Parmi eux, Julien Coupat et son amie Yildune Lévy. Julien est présenté par la sous-direction antiterroriste (SDAT) comme étant « le leader charismatique et idéologue… d’une structure clandestine anarcho-autonome… se livrant à des opérations de déstabilisation de l’Etat par des actions violentes menées au cours de manifestations se tenant en marge de chacun des grands événements politiques ainsi que par des actions de sabotage des infrastructures de transport. »
Pas de preuves
Les policiers font référence à un pamphlet intitulé « L’insurrection qui vient » signé par un Comité invisible et publié aux éditions La Fabrique. L’auteur, selon la police, serait Julien Coupat.
Mais est-il l’auteur de l’un ou l’autre des sabotages ? Rien, absolument rien ne permet de l’affirmer. Car, durant la nuit du 7 au 8 novembre 2008, Julien Coupat est filoché par la police. Il est suivi depuis plusieurs mois déjà.
Or, cette nuit-là, Julien et Yildune se rendent en Seine et Marne. Leur voiture, une Mercédès, s’arrête même sous un pont, à Dhuisy, au-dessus duquel passe la ligne TGV où l’on retrouvera l’un des quatre crochets.
Comment le sait-on ? Parce qu’une vingtaine de policiers sont là. Ils surveillent Julien Coupat, ils notent ses faits et gestes. A la minute près. C’est écrit dans le fameux PV D104 de la SDAT qui sert de socle à toute la procédure. Si l’on en croit les enquêteurs qui sont sur le terrain cette nuit-là, Julien Coupat se rend sur l’emprise de la SNCF.
C’est étonnant car les policiers ne font pas de flagrant délit. Ils n’interpellent pas « un dangereux malfaiteur ». Ils ne prennent pas de photo, pas de vidéo.

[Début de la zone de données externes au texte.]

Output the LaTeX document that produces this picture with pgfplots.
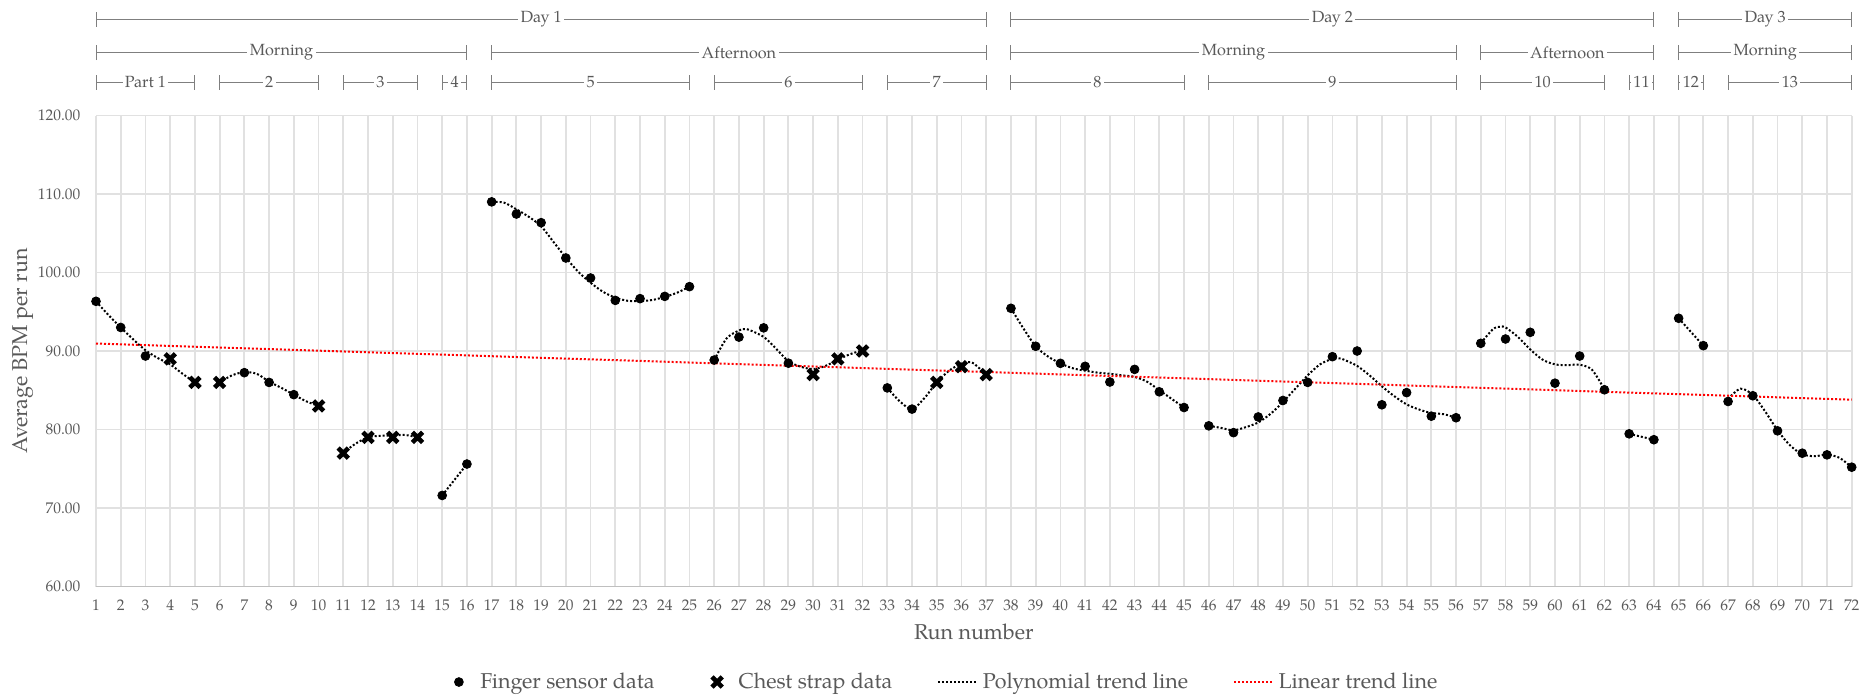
\documentclass[border=0pt]{standalone}
\usepackage{fontspec}
\setmainfont{TeX Gyre Pagella}
\usepackage{pgfplots}
\pgfplotsset{compat=1.18}
\definecolor{gridc}{HTML}{E1E1E1}
\definecolor{txt}{HTML}{595959}
\definecolor{hdrc}{HTML}{7F7F7F}
\newcommand\tickfont{\fontsize{7.7}{9}\selectfont}
\newcommand\hdrfont{\fontsize{8.1}{9.5}\selectfont}
\newcommand\labfont{\fontsize{10.75}{12.5}\selectfont}
\tikzset{
  trend/.style={black, line width=1pt, dash pattern=on 1pt off 1pt, smooth, tension=0.5},
  lin/.style={red, line width=1pt, dash pattern=on 1pt off 1pt},
  hdr/.style={draw=hdrc, line width=0.5pt},
}
\pgfplotsset{
  shortleg/.style={legend image code/.code={\draw[##1] (0pt,0pt) -- (19.75pt,0pt);}},
  markleg/.style={legend image code/.code={\path[draw=none,fill=none] (-8.75pt,-1pt) rectangle (8.75pt,1pt);
      \draw[##1, only marks] plot coordinates {(0pt,0pt)};}},
}
\newcommand\brk[4]{%
  \draw[hdr] ([yshift=#3]axis cs:#1,120) -- ([yshift=#3]axis cs:#2,120)
    node[midway, fill=white, inner xsep=1.2pt, inner ysep=0.5pt, text=txt, font=\hdrfont] {#4};
  \draw[hdr] ([yshift=#3-3.75pt]axis cs:#1,120) -- ([yshift=#3+3.75pt]axis cs:#1,120);
  \draw[hdr] ([yshift=#3-3.75pt]axis cs:#2,120) -- ([yshift=#3+3.75pt]axis cs:#2,120);
}
\begin{document}
\begin{tikzpicture}
\begin{axis}[
  at={(0,0)}, anchor=south west,
  scale only axis, width=877.85pt, height=235.5pt,
  xmin=1, xmax=72, ymin=60, ymax=120,
  xtick={1,...,72}, ytick={60,70,...,120},
  grid=major, major grid style={draw=gridc, line width=0.9pt},
  axis line style={draw=none},
  major tick length=0pt,
  tick label style={font=\tickfont, text=txt},
  /pgf/number format/assume math mode=true,
  yticklabel style={anchor=east, xshift=-4.3pt, /pgf/number format/fixed, /pgf/number format/fixed zerofill, /pgf/number format/precision=2},
  xticklabel style={anchor=center, yshift=-9.25pt},
  clip=false,
  xlabel={Run number}, ylabel={Average BPM per run},
  label style={font=\labfont, text=txt},
  xlabel style={at={(axis description cs:0.5,-0.0966)}, anchor=center},
  ylabel style={at={(axis description cs:-0.04175,0.5)}, anchor=center},
  legend columns=4,
  legend style={at={(axis description cs:0.4815,-0.2028)}, anchor=center, draw=none, fill=none,
    font=\labfont, text=txt, /tikz/every even column/.append style={column sep=20.5pt}},
  legend cell align=left,
]
% bottom axis line
\draw[color=gridc!85!black, line width=0.8pt] (axis cs:1,60) -- (axis cs:72,60);
% polynomial trend segments
\addplot[trend, forget plot] coordinates {(1,96.33)(1.5,94.6)(2,93.0)(2.5,91.5)(3,90.1)(3.5,89.1)(4,88.3)(4.5,87.1)(5,86.0)};
\addplot[trend, forget plot] coordinates {(6,86.0)(6.5,86.9)(7,87.3)(7.5,87.1)(8,86.1)(8.5,85.3)(9,84.44)(9.5,83.6)(10,83.0)};
\addplot[trend, forget plot] coordinates {(11,77.05)(11.5,78.2)(12,79.0)(12.5,79.2)(13,79.25)(13.5,79.3)(14,79.0)};
\addplot[trend, forget plot] coordinates {(15,71.6)(16,75.6)};
\addplot[trend, forget plot] coordinates {(17,109.0)(17.5,108.9)(18,108.05)(18.5,107.1)(19,105.9)(19.5,103.9)(20,101.9)(20.5,100.1)(21,98.7)(21.5,97.55)(22,96.8)(22.5,96.4)(23,96.37)(23.5,96.5)(24,96.9)(24.5,97.43)(25,98.2)};
\addplot[trend, forget plot] coordinates {(26,88.85)(26.5,91.6)(27,92.6)(27.3,92.8)(28,91.8)(28.5,90.3)(29,88.7)(29.5,88.0)(30,87.7)(30.5,88.1)(31,88.9)(31.5,89.6)(32,90.1)};
\addplot[trend, forget plot] coordinates {(33,85.3)(33.5,83.6)(34,82.6)(34.5,84.0)(35,86.0)(35.5,87.5)(36,88.4)(36.3,88.6)(36.5,88.4)(37,87.0)};
\addplot[trend, forget plot] coordinates {(38,95.44)(38.5,92.9)(39,90.6)(39.5,89.3)(40,88.43)(40.5,87.8)(41,87.5)(41.5,87.25)(42,87.1)(42.5,86.9)(43,86.7)(43.5,86.1)(44,85.0)(44.5,83.9)(45,82.8)};
\addplot[trend, forget plot] coordinates {(46,80.47)(46.5,80.2)(47,79.9)(47.5,80.3)(48,80.9)(48.5,82.0)(49,83.5)(49.5,85.2)(50,86.9)(50.5,88.3)(51,89.0)(51.3,89.06)(51.5,88.85)(52,88.1)(52.5,86.9)(53,85.5)(53.5,84.25)(54,83.2)(54.5,82.55)(55,82.1)(55.5,81.95)(56,81.5)};
\addplot[trend, forget plot] coordinates {(57,91.0)(57.5,92.8)(57.8,93.1)(58,93.0)(58.5,91.8)(59,90.2)(59.5,88.9)(60,88.3)(60.5,88.2)(61,88.25)(61.5,87.6)(62,85.1)};
\addplot[trend, forget plot] coordinates {(63,79.45)(64,78.7)};
\addplot[trend, forget plot] coordinates {(65,94.17)(66,90.68)};
\addplot[trend, forget plot] coordinates {(67,83.9)(67.5,85.2)(68,84.4)(68.5,82.3)(69,79.9)(69.5,78.0)(70,76.85)(70.5,76.6)(71,76.8)(71.5,76.4)(72,75.2)};
% linear trend
\addplot[lin, forget plot] coordinates {(1,90.95)(72,83.8)};
% data
\addplot[only marks, mark=*, mark size=2.2pt, black, markleg] coordinates {
(1,96.33)(2,93.0)(3,89.36)(7,87.24)(8,86.0)(9,84.44)(15,71.6)(16,75.6)
(17,109.0)(18,107.45)(19,106.35)(20,101.85)(21,99.3)(22,96.45)(23,96.67)(24,96.96)(25,98.2)
(26,88.85)(27,91.77)(28,92.95)(29,88.45)(33,85.3)(34,82.6)
(38,95.44)(39,90.6)(40,88.43)(41,88.05)(42,86.05)(43,87.66)(44,84.8)(45,82.8)
(46,80.47)(47,79.6)(48,81.6)(49,83.7)(50,86.0)(51,89.28)(52,90.0)(53,83.15)(54,84.7)(55,81.7)(56,81.5)
(57,90.98)(58,91.53)(59,92.38)(60,85.9)(61,89.36)(62,85.06)(63,79.45)(64,78.7)
(65,94.17)(66,90.68)(67,83.57)(68,84.3)(69,79.83)(70,76.98)(71,76.77)(72,75.2)};
\addlegendentry{Finger sensor data}
\addplot[only marks, mark=x, mark size=3.6pt, black, mark options={line width=2.3pt}, markleg] coordinates {
(4,89)(5,86)(6,86)(10,83)(11,77)(12,79)(13,79)(14,79)(30,87)(31,89)(32,90)(35,86)(36,88)(37,87)};
\addlegendentry{Chest strap data}
\addlegendimage{black, line width=1pt, dash pattern=on 1pt off 1pt, shortleg}
\addlegendentry{Polynomial trend line}
\addlegendimage{red, line width=1pt, dash pattern=on 1pt off 1pt, shortleg}
\addlegendentry{Linear trend line}
% header brackets
\brk{1}{37}{48.25pt}{Day 1}
\brk{38}{64}{48.25pt}{Day 2}
\brk{65}{72}{48.25pt}{Day 3}
\brk{1}{16}{31.5pt}{Morning}
\brk{17}{37}{31.5pt}{Afternoon}
\brk{38}{56}{31.5pt}{Morning}
\brk{57}{64}{31.5pt}{Afternoon}
\brk{65}{72}{31.5pt}{Morning}
\brk{1}{5}{16.75pt}{Part 1}
\brk{6}{10}{16.75pt}{2}
\brk{11}{14}{16.75pt}{3}
\brk{15}{16}{16.75pt}{4}
\brk{17}{25}{16.75pt}{5}
\brk{26}{32}{16.75pt}{6}
\brk{33}{37}{16.75pt}{7}
\brk{38}{45}{16.75pt}{8}
\brk{46}{56}{16.75pt}{9}
\brk{57}{62}{16.75pt}{10}
\brk{63}{64}{16.75pt}{11}
\brk{65}{66}{16.75pt}{12}
\brk{67}{72}{16.75pt}{13}
\end{axis}
\pgfresetboundingbox
\path[use as bounding box] (-48pt,-55.25pt) rectangle (888pt,293.25pt);
\end{tikzpicture}
\end{document}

On apprendra plus tard que ce PV a été truqué. On peut se demander si le crochet accusateur n’a pas été placé avant ou après le passage de Julien Coupat et Yildune Lévy sur les lieux.
Dossier truqué
Mais ce n’est pas la seule anomalie de cette enquête. Par quel miracle deux photos de crochets métalliques prises à Vigny (Moselle) où un premier sabotage a été constaté le 26 octobre 2008, soit quinze jours plus tôt, se retrouvent-elles dans le dossier de Passilly, dans l’Yonne ? Comment y sont-elles allées ?
On peut se demander aussi pourquoi, les enregistrements téléphoniques passés durant la nuit du 7 au 8 novembre 2008, ont brusquement disparu du siège de la police ferroviaire qui dépend de la SNCF ?
Les anomalies sont encore nombreuses comme ce témoignage « forcé » d’un berger qui accusera les suspects avant de se rétracter.
En huit d’années d’enquête, aucun élément matériel n’a permis de confondre l’un ou l’autre des prévenus dans le sabotage des lignes TGV le 8 novembre 2008.
En réalité, c’est l’enquête de police qui semble avoir été sabotée.